While so many of his contemporaries turned to bucolic Ireland for inspiration, Kernoff took to the streets, part flaneur, part urban geographer. As O’Connor puts it: “His artistic instincts would, in time, provide an archive of a vanished Dublin unrivalled in scale by any of his contemporaries.”

On other aspects of his “outsider” position, specifically his Jewishness and his left-wing politics, O’Connor is less sure-footed, falling back on easy cliche and stereotype. Kernoff’s relationship with his mother is rendered unsubtly, Mrs Kernoff being referred to as The Mammy, shorthand for a potentially smothering relationship.

O’Connor makes much of Kernoff’s affairs with married women, raising the question: how different was he from other artists and writers of the day? Without specific footnotes or source references, the broad assertions about Kernoff’s romances at times read more like gossip-column fodder than historical testimony.
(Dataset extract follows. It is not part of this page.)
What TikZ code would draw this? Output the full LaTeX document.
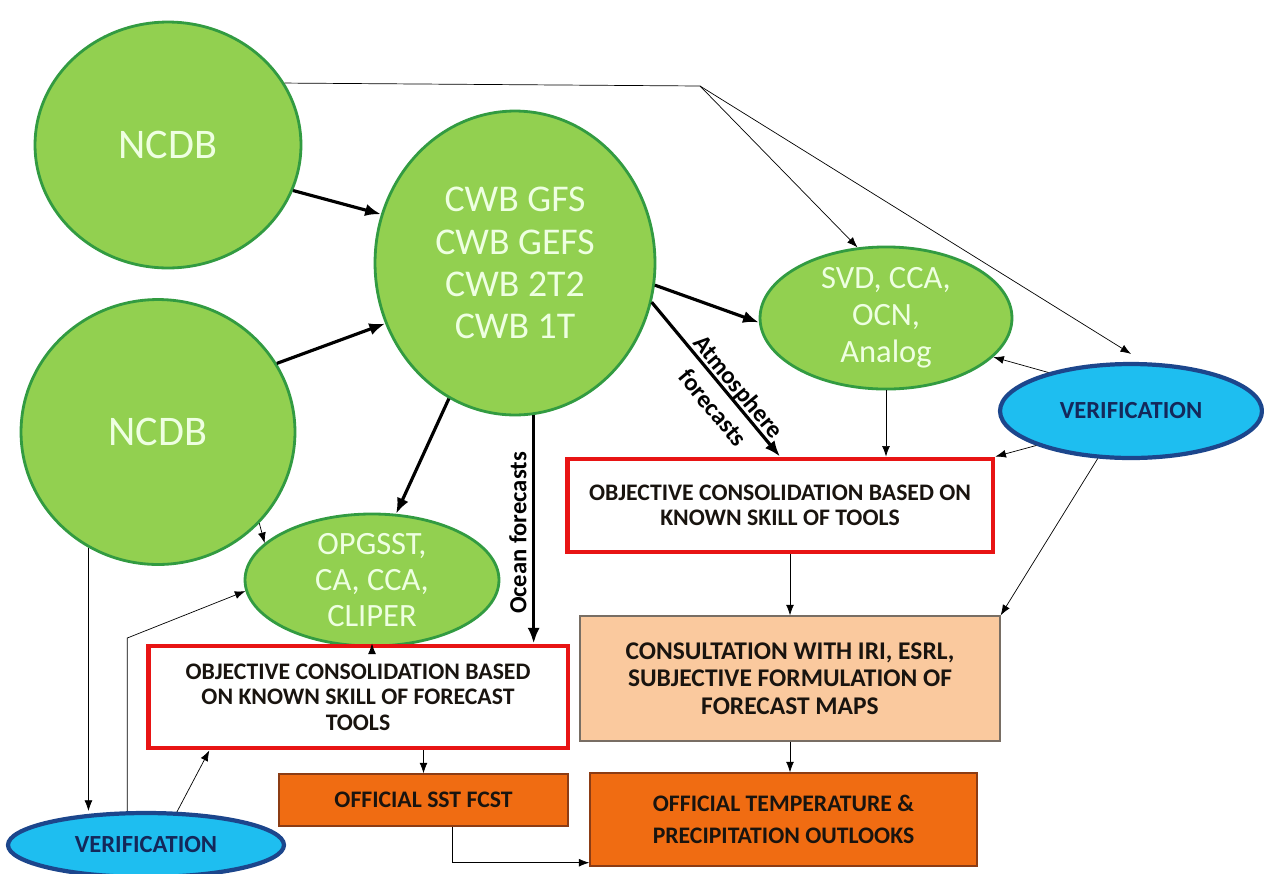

The writer John Ryan, quoted in the book, captured most succinctly Kernoff’s real cultural significance: “He was our Boswell in paint.” Kernoff often placed himself as a bystander in the background of his own paintings, and likewise, here, he sometimes seems an elusive presence in the pages of his own life. It is notoriously difficult to weave the diverse threads of an artist’s life and work, plus social history, into a seamless narrative, and O’Connor doesn’t quite pull it off. Nonetheless, fans of Kernoff, both old and new, will be delighted to see his work gathered in one place and in such a beautifully produced volume.